Mais les institutions sont-elles responsables de la surconsommation ? Aucune loi ne nous oblige à surconsommer. Pour s’attaquer à la surconsommation, la révolution doit être personnelle et non institutionnelle (les institutions peuvent au mieux aider).
Et puis, imaginez que nous changions les institutions, là, tout de suite, qu’est-ce que vous proposeriez ? Moi, je me tairais. Je me contenterais de dire « expérimentons ». Donnons la chance à une multitude de systèmes concurrents. Parce que nous ne savons pas ce qui peut marcher (et c’est valable pour le revenu de base, il faut tester des revenus de base). Mais si comme Ariès on prône la révolution, on est forcé d’avoir une réponse toute prête. Malheureusement, le bon sens n’est pas d’une grande aide en situation complexe.

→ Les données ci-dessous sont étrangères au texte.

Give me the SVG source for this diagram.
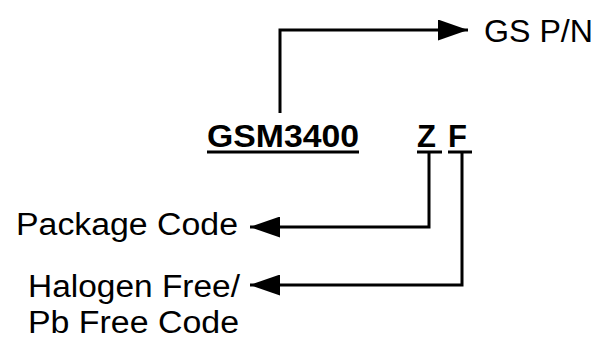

La révolution ne marche que dans un système simple. Croire que changer les institutions peut nous sauver est une illusion, car personne ne connaît a priori les changements institutionnels à effectuer.
J’en reviens à mon idée fixe. Je ne vois qu’une solution : que ceux qui sont capables de vivre en accord avec leurs idéaux changent leur vie, qu’ils mettent en œuvre les expérimentations dont nous avons besoin pour donner plus tard du courage à ceux qui pour le moment manquent de courage.
Je m’adresse à ces courageux, à ces pionniers, à ces volontaires… Il faut que vous expérimentiez et il serait dangereux de demander à tout le monde de le faire, surtout de le faire tous de la même façon.
Qu’est-ce que je fais en publiant gratuitement des billets sur mon blog ? À mon petit niveau, en tant qu’écrivain, j’applique les principes auxquels je crois. J’ai l’espoir que des solutions se mettront en place parce que, les uns les autres, nous apprendrons à collaborer de manières nouvelles. J’estime que ceux qui, comme moi, ont la possibilité de prendre des risques, ont le devoir d’expérimenter.